Проходящий дядька услышал крик, выдернул меня из грязи, как морковку. Вот, пока живу.
Кастрирование поросёнка, его истошный визг, потом апатия и вялость, постоянное валяние на задворках, наполненные мукой глаза, пустая мошонка…
Кино в клубе. Билет стоил пять копеек или два куриных яичка, которые принимала кассир. Денег у нас не было, воровать я не хотел, но бабка иногда давала нам с Серёгой яички, иногда Серёга клянчил их у матери, иногда тырил, короче, кино мы смотрели. Дети сидели на полу, перед первым рядом. О чём киноленты – убей, не помню.
Книжку помню. «История Древнего мира». В ней нарисованные египтяне с помощью нарисованных рычагов строили нарисованные пирамиды. Почему-то запомнилось. На полях книжки – нарисованный человечек. Он ничего не строил, но, если быстро, с треском перебирать страницы, человечек оживал, шевелил ручками-ножками, как в мультфильме.
Мне два года. Мы с мамой уезжаем в Чкаловку к её подруге Полине. Пели они вдвоём красиво. Тоже свой домик, хозяйство.
Утром я по лесенке, прислонённой к дому, залез на чердак. Шустрый был мальчонка. А на чердаке хорошо. Тихо, кругом сено. Запахи… Под крышей пучки головок мака сушились. Сорвал одну, попробовал. Вкусно. Стал есть ещё. Проснулся поздним вечером от криков. Мать с ума сходила, потеряв меня. Высунулся из чердачной дверцы… Радость и ликование.

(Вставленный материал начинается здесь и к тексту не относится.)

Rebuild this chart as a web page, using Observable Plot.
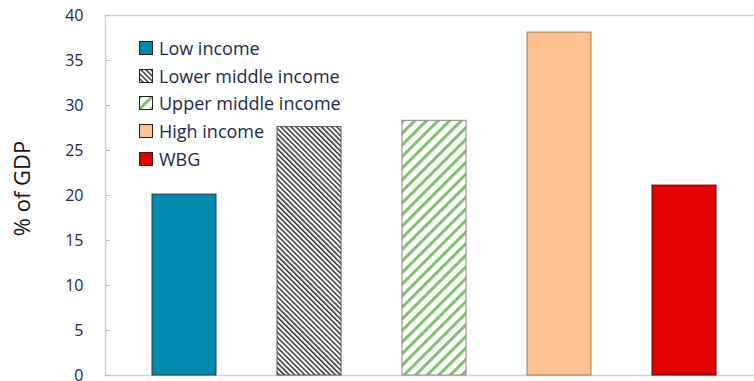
<!DOCTYPE html>
<html>
<head>
<meta charset="utf-8">
<script src="https://cdn.jsdelivr.net/npm/d3@7"></script>
<script src="https://cdn.jsdelivr.net/npm/@observablehq/plot@0.6"></script>
<style>
  html, body { margin: 0; padding: 0; background: #fff; }
  #wrap { position: relative; width: 754px; height: 381px; font-family: "Open Sans", sans-serif; }
  #wrap svg { overflow: visible; }
  #legend { position: absolute; left: 139px; top: 34px; }
  .row { display: flex; align-items: center; height: 27.8px; font-size: 18px; color: #1b2a4a; }
  .row svg { margin-right: 6px; }
</style>
</head>
<body>
<div id="wrap"><div id="legend"></div></div>
<script>
// ---- data ----
const categories = ["Low income", "Lower middle income", "Upper middle income", "High income", "WBG"];
const values = [20.1, 27.6, 28.3, 38.1, 21.1];
const yTicks = [0, 5, 10, 15, 20, 25, 30, 35, 40];
const yLabel = "% of GDP";

// ---- styles ----
const fills = ["#0089ad", "url(#hatchBlack)", "url(#hatchGreen)", "#ffc18f", "#e00000"];
const strokes = ["#203845", "#555", "#888", "#9c7d63", "#4a0a0a"];
const textColor = "#1b2a4a";
const lineColor = "#d2d2d2";

const data = categories.map((c, i) => ({cat: c, value: values[i], fill: fills[i], stroke: strokes[i]}));

const plot = Plot.plot({
  width: 754,
  height: 381,
  marginTop: 15,
  marginBottom: 6,
  marginLeft: 105,
  marginRight: 0,
  style: {fontFamily: "'Open Sans', sans-serif", background: "#fff", overflow: "visible"},
  x: {domain: categories, range: [105, 762.6], paddingInner: 0.49, paddingOuter: 0.367, axis: null},
  y: {domain: [0, 40], axis: null},
  color: {type: "identity"},
  marks: [
    Plot.ruleY([0, 40], {stroke: lineColor, strokeWidth: 1.5}),
    Plot.frame({anchor: "left", stroke: lineColor, strokeWidth: 1.5}),
    Plot.axisY({ticks: yTicks, text: null, tickSize: -5, stroke: "#bdbdbd", label: null}),
    Plot.axisY({ticks: yTicks, tickSize: 0, tickPadding: 22, fill: textColor, fontSize: 16, label: null}),
    Plot.barY(data, {x: "cat", y: "value", fill: "fill", stroke: "stroke", strokeWidth: 1}),
    Plot.text([yLabel], {frameAnchor: "left", textAnchor: "middle", rotate: -90, dx: -83, dy: -7, fontSize: 22, fill: "#111", fontFamily: "'Open Sans', sans-serif"})
  ]
});

// hatch patterns
const defs = `
<defs>
  <pattern id="hatchBlack" patternUnits="userSpaceOnUse" width="3.6" height="3.6" patternTransform="rotate(-45)">
    <rect x="0" y="0" width="3.6" height="3.6" fill="#fff"/>
    <rect x="0" y="0" width="1.5" height="3.6" fill="#333"/>
  </pattern>
  <pattern id="hatchGreen" patternUnits="userSpaceOnUse" width="8.2" height="8.2" patternTransform="rotate(45)">
    <rect x="0" y="0" width="8.2" height="8.2" fill="#fff"/>
    <rect x="0" y="0" width="3" height="8.2" fill="#7dc16b"/>
  </pattern>
</defs>`;
plot.insertAdjacentHTML("afterbegin", defs);
document.getElementById("wrap").prepend(plot);

// legend
const legend = d3.select("#legend");
data.forEach(d => {
  const row = legend.append("div").attr("class", "row");
  const sw = row.append("svg").attr("width", 14).attr("height", 14);
  sw.append("rect").attr("x", 0.5).attr("y", 0.5).attr("width", 13).attr("height", 13)
    .attr("fill", d.fill).attr("stroke", "#222").attr("stroke-width", 1);
  row.append("span").text(d.cat);
});
</script>
</body>
</html>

Мне год. Меня привезли из Владивостока в Таганрог, в город, где я родился, к родственникам отца. Попросту, к бабке, прабабке и прадедке. Квартира большая, четырёхкомнатная, кухня и коридор. Комнаты – крУгом, одна за одной.

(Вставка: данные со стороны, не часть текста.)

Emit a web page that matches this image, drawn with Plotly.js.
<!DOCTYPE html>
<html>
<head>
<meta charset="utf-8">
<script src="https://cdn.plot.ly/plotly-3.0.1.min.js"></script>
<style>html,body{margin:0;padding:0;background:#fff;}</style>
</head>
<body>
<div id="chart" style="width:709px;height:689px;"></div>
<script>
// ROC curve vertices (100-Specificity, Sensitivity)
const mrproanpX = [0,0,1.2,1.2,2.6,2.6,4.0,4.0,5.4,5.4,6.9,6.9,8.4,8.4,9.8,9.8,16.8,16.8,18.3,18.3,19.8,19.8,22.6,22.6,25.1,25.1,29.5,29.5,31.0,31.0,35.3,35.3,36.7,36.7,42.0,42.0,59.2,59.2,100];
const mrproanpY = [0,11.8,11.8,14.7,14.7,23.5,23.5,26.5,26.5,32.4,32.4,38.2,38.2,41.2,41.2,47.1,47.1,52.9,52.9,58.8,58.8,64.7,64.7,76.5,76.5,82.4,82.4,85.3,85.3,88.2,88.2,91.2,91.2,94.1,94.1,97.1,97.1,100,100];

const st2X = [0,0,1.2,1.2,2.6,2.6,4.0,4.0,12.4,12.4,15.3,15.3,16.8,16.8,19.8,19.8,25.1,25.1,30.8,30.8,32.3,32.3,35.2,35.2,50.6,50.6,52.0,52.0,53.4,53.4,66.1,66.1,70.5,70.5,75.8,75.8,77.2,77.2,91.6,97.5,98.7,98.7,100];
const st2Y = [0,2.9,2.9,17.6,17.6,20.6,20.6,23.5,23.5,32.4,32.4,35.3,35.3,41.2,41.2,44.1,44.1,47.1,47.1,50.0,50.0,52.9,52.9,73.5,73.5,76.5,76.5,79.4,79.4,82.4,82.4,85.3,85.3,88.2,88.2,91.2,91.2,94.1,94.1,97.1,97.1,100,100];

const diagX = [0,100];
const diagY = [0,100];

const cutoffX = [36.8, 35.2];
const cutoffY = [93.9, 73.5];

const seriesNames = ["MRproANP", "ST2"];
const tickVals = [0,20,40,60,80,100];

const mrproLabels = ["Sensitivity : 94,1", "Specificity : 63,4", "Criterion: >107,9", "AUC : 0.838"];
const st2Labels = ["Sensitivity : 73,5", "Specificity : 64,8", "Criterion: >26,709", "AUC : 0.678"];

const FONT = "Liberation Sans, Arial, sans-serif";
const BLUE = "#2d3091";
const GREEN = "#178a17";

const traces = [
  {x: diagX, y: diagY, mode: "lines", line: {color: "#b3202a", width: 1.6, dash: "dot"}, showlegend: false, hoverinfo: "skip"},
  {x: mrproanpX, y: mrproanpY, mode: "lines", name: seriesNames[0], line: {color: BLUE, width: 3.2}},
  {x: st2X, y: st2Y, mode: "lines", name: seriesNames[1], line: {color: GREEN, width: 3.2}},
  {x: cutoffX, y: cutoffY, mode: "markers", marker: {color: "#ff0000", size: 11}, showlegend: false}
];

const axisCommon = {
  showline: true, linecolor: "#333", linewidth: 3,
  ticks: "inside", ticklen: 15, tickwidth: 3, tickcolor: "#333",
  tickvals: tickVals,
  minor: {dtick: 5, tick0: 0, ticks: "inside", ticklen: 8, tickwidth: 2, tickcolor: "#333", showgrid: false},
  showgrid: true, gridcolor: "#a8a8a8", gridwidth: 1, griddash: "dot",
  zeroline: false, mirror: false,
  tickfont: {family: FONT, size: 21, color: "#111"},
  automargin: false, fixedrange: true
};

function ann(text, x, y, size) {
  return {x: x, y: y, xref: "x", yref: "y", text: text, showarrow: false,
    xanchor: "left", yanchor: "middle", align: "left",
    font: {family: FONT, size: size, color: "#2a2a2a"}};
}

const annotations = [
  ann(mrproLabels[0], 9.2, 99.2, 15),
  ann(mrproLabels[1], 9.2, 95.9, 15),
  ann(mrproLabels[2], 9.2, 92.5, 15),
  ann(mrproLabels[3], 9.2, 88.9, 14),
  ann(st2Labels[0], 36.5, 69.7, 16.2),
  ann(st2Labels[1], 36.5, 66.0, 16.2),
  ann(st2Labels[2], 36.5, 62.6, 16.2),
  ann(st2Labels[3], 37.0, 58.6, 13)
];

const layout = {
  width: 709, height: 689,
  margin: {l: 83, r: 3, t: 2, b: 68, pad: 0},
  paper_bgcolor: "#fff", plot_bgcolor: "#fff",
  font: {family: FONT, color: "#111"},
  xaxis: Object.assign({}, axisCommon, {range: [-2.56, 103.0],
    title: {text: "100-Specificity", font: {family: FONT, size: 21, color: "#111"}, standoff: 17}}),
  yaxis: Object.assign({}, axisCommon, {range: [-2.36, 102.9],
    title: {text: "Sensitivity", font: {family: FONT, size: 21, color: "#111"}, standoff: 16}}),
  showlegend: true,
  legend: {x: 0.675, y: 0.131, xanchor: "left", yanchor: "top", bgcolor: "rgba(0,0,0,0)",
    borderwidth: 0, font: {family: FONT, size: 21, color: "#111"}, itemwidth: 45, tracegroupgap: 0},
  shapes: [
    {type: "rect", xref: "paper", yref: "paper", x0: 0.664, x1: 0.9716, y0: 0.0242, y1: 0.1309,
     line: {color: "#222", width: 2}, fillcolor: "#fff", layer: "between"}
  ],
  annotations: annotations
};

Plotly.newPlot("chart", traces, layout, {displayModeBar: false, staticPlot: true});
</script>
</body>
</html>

Мама с родичами вышла в палисадник, дверь случайно захлопнулась, я остался внутри. Плачу, бегаю по комнатам по кругу. В одной из них стояла скульптурка гипсовая – Хозяйка Медной Горы. Бегаю я, осознаю, что по кругу, потому что периодично натыкаюсь взглядом на эту фигурку и понимаю, что какой-то заколдованный круг, из которого не вырвешься. А дверь добротная, тяжёлая. Через неё ни моих воплей, ни стука ладошками не слышно. Спохватились, открыли зарёванному чуду.
После этого не люблю сказок про Хозяйку Медной горы.
Прадед Алёша водит меня гулять. На нём холщовый костюм, как в фильме про старика Хоттабыча. Таким я его и запомнил.
И это, как ни странно, не самые первые воспоминания. И, естественно, не единственные. Просто те, что первыми в голову пришли.